__DATA__:

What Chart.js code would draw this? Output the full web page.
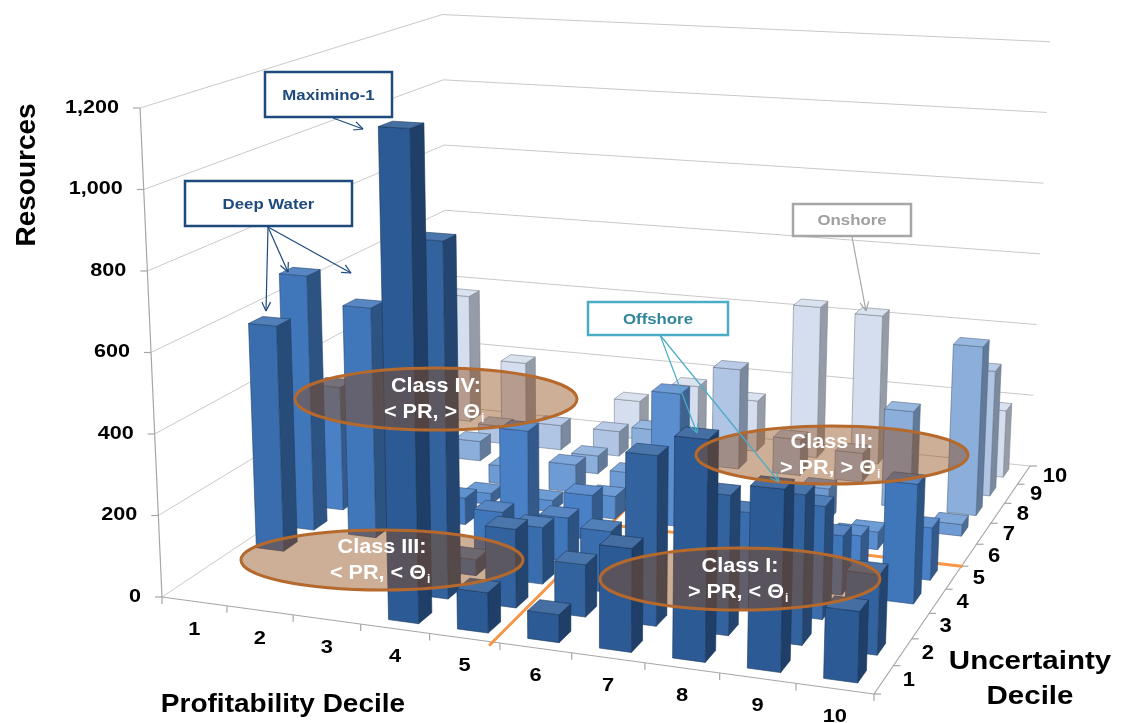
<!DOCTYPE html>
<html>
<head>
<meta charset="utf-8">
<script src="https://cdn.jsdelivr.net/npm/chart.js@4.4.1/dist/chart.umd.min.js"></script>
<style>
  html, body { margin: 0; padding: 0; background: #fff; }
  #wrap { width: 1122px; height: 723px; }
</style>
</head>
<body>
<div id="wrap"><canvas id="chart" width="1122" height="723"></canvas></div>
<script>
/**
 * 3D column chart: resources by profitability decile x uncertainty decile
 */
const profitDeciles = [1, 2, 3, 4, 5, 6, 7, 8, 9, 10];
const uncertaintyDeciles = [1, 2, 3, 4, 5, 6, 7, 8, 9, 10];
const resourceTicks = [0, 200, 400, 600, 800, 1000, 1200];

// resources per profitability decile, one row per uncertainty decile
const resU1  = [0, 0, 0, 1180, 95, 65, 240, 510, 415, 160];
const resU2  = [0, 0, 0, 875, 190, 125, 405, 330, 350, 185];
const resU3  = [580, 0, 0, 40, 140, 150, 0, 235, 270, 0];
const resU4  = [670, 600, 0, 105, 110, 0, 0, 0, 145, 290];
const resU5  = [330, 0, 70, 265, 115, 0, 0, 0, 90, 130];
const resU6  = [0, 0, 30, 30, 60, 350, 0, 0, 45, 0];
const resU7  = [0, 0, 50, 75, 70, 0, 0, 85, 0, 30];
const resU8  = [0, 55, 0, 50, 140, 0, 0, 0, 260, 450];
const resU9  = [0, 50, 70, 70, 0, 280, 100, 80, 0, 340];
const resU10 = [375, 190, 0, 110, 170, 145, 430, 420, 0, 185];

const rows = [resU1, resU2, resU3, resU4, resU5, resU6, resU7, resU8, resU9, resU10];
const rowColors = ['#2C5A95', '#32639F', '#396DAD', '#4076BA', '#4A81C6',
                   '#5A8ECF', '#6F9BD4', '#8BAEDB', '#B0C4E3', '#D5DEEE'];

const classLabels = [
  { title: 'Class IV:', rule: ['< PR, > Θ', 'i'], cx: 436, cy: 399, rx: 141, ry: 31 },
  { title: 'Class III:', rule: ['< PR, < Θ', 'i'], cx: 382, cy: 560, rx: 141, ry: 30 },
  { title: 'Class I:', rule: ['> PR, < Θ', 'i'], cx: 740, cy: 579, rx: 140, ry: 31 },
  { title: 'Class II:', rule: ['> PR, > Θ', 'i'], cx: 832, cy: 455, rx: 136, ry: 29 },
];

const callouts = [
  { text: 'Maximino-1', box: [265, 72, 127, 45], color: '#1F4A7E', text_color: '#1F4A7E',
    from: [333, 118], to: [[363, 129]] },
  { text: 'Deep Water', box: [185, 181, 167, 45], color: '#1F4A7E', text_color: '#1F4A7E',
    from: [268, 227], to: [[266, 311], [288, 272], [351, 273]] },
  { text: 'Offshore', box: [588, 302, 140, 33], color: '#4BACC6', text_color: '#31869B',
    from: [660, 335], to: [[697, 433], [779, 482]] },
  { text: 'Onshore', box: [793, 204, 118, 32], color: '#A6A6A6', text_color: '#A0A0A0',
    from: [852, 237], to: [[866, 311]] },
];

// floor corners on screen (front-left, front-right, back-right, back-left)
const FLOOR = { fl: [162, 597], fr: [874, 694], br: [1030, 466], bl: [448, 406] };
const KEY_X = 584, KEY_D = 9400;   // slight keystone of the verticals
const BAR_FRAC = 0.44;
const TEXT_SX = 1.15;
const FONT = '"Liberation Sans", Arial, sans-serif';

const squareToQuad = (p0, p1, p2, p3) => {
  const dx1 = p1[0] - p2[0], dx2 = p3[0] - p2[0], dx3 = p0[0] - p1[0] + p2[0] - p3[0];
  const dy1 = p1[1] - p2[1], dy2 = p3[1] - p2[1], dy3 = p0[1] - p1[1] + p2[1] - p3[1];
  const den = dx1 * dy2 - dx2 * dy1;
  const g = (dx3 * dy2 - dx2 * dy3) / den;
  const h = (dx1 * dy3 - dx3 * dy1) / den;
  return {
    a: p1[0] - p0[0] + g * p1[0], b: p3[0] - p0[0] + h * p3[0], c: p0[0],
    d: p1[1] - p0[1] + g * p1[1], e: p3[1] - p0[1] + h * p3[1], f: p0[1], g, h,
  };
};
const H = squareToQuad(FLOOR.fl, FLOOR.fr, FLOOR.br, FLOOR.bl);

const shade = (hex, k) => {
  const n = parseInt(hex.slice(1), 16);
  const ch = [(n >> 16) & 255, (n >> 8) & 255, n & 255].map((c) =>
    Math.max(0, Math.min(255, Math.round(k >= 1 ? c + (255 - c) * (k - 1) : c * k))));
  return `rgb(${ch[0]},${ch[1]},${ch[2]})`;
};

const text = (ctx, str, x, y, font, color, align = 'center', sx = TEXT_SX) => {
  ctx.save();
  ctx.font = font;
  ctx.fillStyle = color;
  ctx.textAlign = align;
  ctx.textBaseline = 'middle';
  ctx.translate(x, y);
  ctx.scale(sx, 1);
  ctx.fillText(str, 0, 0);
  ctx.restore();
};

const line = (ctx, a, b, color, width) => {
  ctx.beginPath();
  ctx.moveTo(a[0], a[1]);
  ctx.lineTo(b[0], b[1]);
  ctx.strokeStyle = color;
  ctx.lineWidth = width;
  ctx.stroke();
};

const arrow = (ctx, a, b, color) => {
  line(ctx, a, b, color, 1.2);
  const ang = Math.atan2(b[1] - a[1], b[0] - a[0]);
  [-0.45, 0.45].forEach((d) => {
    line(ctx, b, [b[0] - 10 * Math.cos(ang + d), b[1] - 10 * Math.sin(ang + d)], color, 1.2);
  });
};

const poly = (ctx, pts, fill, stroke) => {
  ctx.beginPath();
  pts.forEach((p, i) => (i ? ctx.lineTo(p[0], p[1]) : ctx.moveTo(p[0], p[1])));
  ctx.closePath();
  ctx.fillStyle = fill;
  ctx.fill();
  if (stroke) { ctx.strokeStyle = stroke; ctx.lineWidth = 0.6; ctx.stroke(); }
};

const bars3d = {
  id: 'bars3d',
  afterDraw(chart) {
    const { ctx, chartArea: area } = chart;
    const xs = chart.scales.x, us = chart.scales.u, ys = chart.scales.y;
    const sOf = (p) => (xs.getPixelForValue(p) - area.left) / area.width;
    const tOf = (u) => (us.getPixelForValue(u) - area.left) / area.width;

    // floor (s,t) + value -> screen
    const proj = (s, t, v) => {
      const w = H.g * s + H.h * t + 1;
      const x = (H.a * s + H.b * t + H.c) / w;
      const y = (H.d * s + H.e * t + H.f) / w;
      const hp = (ys.getPixelForValue(0) - ys.getPixelForValue(v)) / w;
      return [x + (x - KEY_X) * hp / KEY_D, y - hp];
    };

    ctx.save();

    // wall gridlines
    resourceTicks.forEach((v) => {
      line(ctx, proj(0, 0, v), proj(0, 1, v), '#C9C9C9', 1);
      line(ctx, proj(0, 1, v), proj(1, 1, v), '#C9C9C9', 1);
    });

    // vertical axis with ticks and labels
    const yMax = resourceTicks[resourceTicks.length - 1];
    line(ctx, proj(0, 0, 0), proj(0, 0, yMax), '#A6A6A6', 1.2);
    resourceTicks.forEach((v) => {
      const p = proj(0, 0, v);
      line(ctx, [p[0] - 7, p[1]], p, '#A6A6A6', 1.2);
      text(ctx, v.toLocaleString('en-US'), p[0] - 21, p[1], `bold 18px ${FONT}`, '#000', 'right', 1.2);
    });

    // floor edges with ticks
    const s0 = sOf(0.5), s1 = sOf(10.5), t0 = tOf(0.5), t1 = tOf(10.5);
    line(ctx, proj(s0, t0, 0), proj(s1, t0, 0), '#A6A6A6', 1.2);
    line(ctx, proj(s1, t0, 0), proj(s1, t1, 0), '#A6A6A6', 1.2);
    for (let k = 0; k <= profitDeciles.length; k++) {
      const p = proj(sOf(k + 0.5), t0, 0);
      line(ctx, p, [p[0], p[1] + 7], '#A6A6A6', 1.2);
      const q = proj(s1, tOf(k + 0.5), 0);
      line(ctx, q, [q[0] + 7, q[1]], '#A6A6A6', 1.2);
    }
    profitDeciles.forEach((p) => {
      const pt = proj(sOf(p), t0, 0);
      text(ctx, String(p), pt[0], pt[1] + 28, `bold 19px ${FONT}`, '#000');
    });
    uncertaintyDeciles.forEach((u) => {
      const pt = proj(s1, tOf(u), 0);
      text(ctx, String(u), pt[0] + 19, pt[1] + 1, `bold 20px ${FONT}`, '#000', 'left', 1.1);
    });

    // class threshold lines on the floor
    ctx.lineCap = 'round';
    line(ctx, proj(0.49, -0.01, 0), proj(0.47, 0.6, 0), '#F79646', 3);
    line(ctx, proj(0.24, 0.5, 0), proj(1.0, 0.5, 0), '#F79646', 3);
    ctx.lineCap = 'butt';

    // bars, back to front
    const half = (BAR_FRAC * (sOf(1.5) - sOf(0.5))) / 2;
    const bars = [];
    chart.data.datasets.forEach((ds, i) => {
      ds.data.forEach((pt) => {
        if (pt.y > 0) bars.push({ s: sOf(pt.x), t: tOf(ds.u), v: pt.y, color: rowColors[i] });
      });
    });
    bars.sort((a, b) => (b.t - a.t) || (a.s - b.s));
    bars.forEach((b) => {
      const sa = b.s - half, sb = b.s + half, ta = b.t - half, tb = b.t + half;
      const f0 = proj(sa, ta, 0), f1 = proj(sb, ta, 0), r1 = proj(sb, tb, 0);
      const T00 = proj(sa, ta, b.v), T10 = proj(sb, ta, b.v);
      const T11 = proj(sb, tb, b.v), T01 = proj(sa, tb, b.v);
      const edge = shade(b.color, 0.6);
      poly(ctx, [f1, r1, T11, T10], shade(b.color, 0.7), edge);
      poly(ctx, [f0, f1, T10, T00], b.color, edge);
      poly(ctx, [T00, T10, T11, T01], shade(b.color, 1.12), edge);
    });

    // class ellipses
    classLabels.forEach((c) => {
      ctx.beginPath();
      ctx.ellipse(c.cx, c.cy, c.rx, c.ry, 0, 0, Math.PI * 2);
      ctx.fillStyle = 'rgba(145,75,25,0.45)';
      ctx.fill();
      ctx.strokeStyle = '#B5692C';
      ctx.lineWidth = 3;
      ctx.stroke();
      text(ctx, c.title, c.cx, c.cy - 13, `bold 20px ${FONT}`, '#fff', 'center', 1.08);
      ctx.save();
      ctx.font = `bold 20px ${FONT}`;
      const wMain = ctx.measureText(c.rule[0]).width * 1.08;
      ctx.restore();
      text(ctx, c.rule[0], c.cx - 4 - wMain / 2, c.cy + 13, `bold 20px ${FONT}`, '#fff', 'left', 1.08);
      text(ctx, c.rule[1], c.cx - 3 + wMain / 2, c.cy + 20, `bold 12px ${FONT}`, '#fff', 'left', 1.0);
    });

    // callout boxes with arrows
    callouts.forEach((c) => {
      c.to.forEach((pt) => arrow(ctx, c.from, pt, c.color));
      const [bx, by, bw, bh] = c.box;
      ctx.fillStyle = '#fff';
      ctx.fillRect(bx, by, bw, bh);
      ctx.strokeStyle = c.color;
      ctx.lineWidth = 2.5;
      ctx.strokeRect(bx, by, bw, bh);
      text(ctx, c.text, bx + bw / 2, by + bh / 2 + 1, `bold 15px ${FONT}`, c.text_color, 'center', 1.12);
    });

    // axis titles
    ctx.save();
    ctx.translate(27, 175);
    ctx.rotate(-Math.PI / 2);
    ctx.font = `bold 28px ${FONT}`;
    ctx.fillStyle = '#000';
    ctx.textAlign = 'center';
    ctx.textBaseline = 'middle';
    ctx.fillText('Resources', 0, 0);
    ctx.restore();
    text(ctx, 'Profitability Decile', 283, 705, `bold 25px ${FONT}`, '#000', 'center', 1.12);
    text(ctx, 'Uncertainty', 1030, 662, `bold 25px ${FONT}`, '#000', 'center', 1.18);
    text(ctx, 'Decile', 1030, 697, `bold 25px ${FONT}`, '#000', 'center', 1.18);

    ctx.restore();
  },
};

const chart = new Chart(document.getElementById('chart'), {
  type: 'scatter',
  data: {
    datasets: rows.map((vals, i) => ({
      label: `Uncertainty decile ${uncertaintyDeciles[i]}`,
      u: uncertaintyDeciles[i],
      data: vals.map((v, j) => ({ x: profitDeciles[j], y: v })),
      pointRadius: 0,
      backgroundColor: rowColors[i],
    })),
  },
  options: {
    responsive: false,
    animation: false,
    layout: { padding: { left: 162, right: 248, top: 108, bottom: 126 } },
    plugins: { legend: { display: false }, tooltip: { enabled: false } },
    scales: {
      x: { type: 'linear', min: 0.5, max: 10.5, display: false },
      u: { type: 'linear', axis: 'x', position: 'bottom', min: 0.5, max: 10.5, display: false },
      y: { type: 'linear', min: 0, max: 1200, display: false },
    },
  },
  plugins: [bars3d],
});
</script>
</body>
</html>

__SET TASK__: Return nothing but the lines running from the start of the data to the line with "const resourceTicks = [0, 200, 400, 600, 800, 1000, 1200];", please, both ends included and no pictures.

__COMPLETED TASK__:
What Chart.js code would draw this? Output the full web page.
<!DOCTYPE html>
<html>
<head>
<meta charset="utf-8">
<script src="https://cdn.jsdelivr.net/npm/chart.js@4.4.1/dist/chart.umd.min.js"></script>
<style>
  html, body { margin: 0; padding: 0; background: #fff; }
  #wrap { width: 1122px; height: 723px; }
</style>
</head>
<body>
<div id="wrap"><canvas id="chart" width="1122" height="723"></canvas></div>
<script>
/**
 * 3D column chart: resources by profitability decile x uncertainty decile
 */
const profitDeciles = [1, 2, 3, 4, 5, 6, 7, 8, 9, 10];
const uncertaintyDeciles = [1, 2, 3, 4, 5, 6, 7, 8, 9, 10];
const resourceTicks = [0, 200, 400, 600, 800, 1000, 1200];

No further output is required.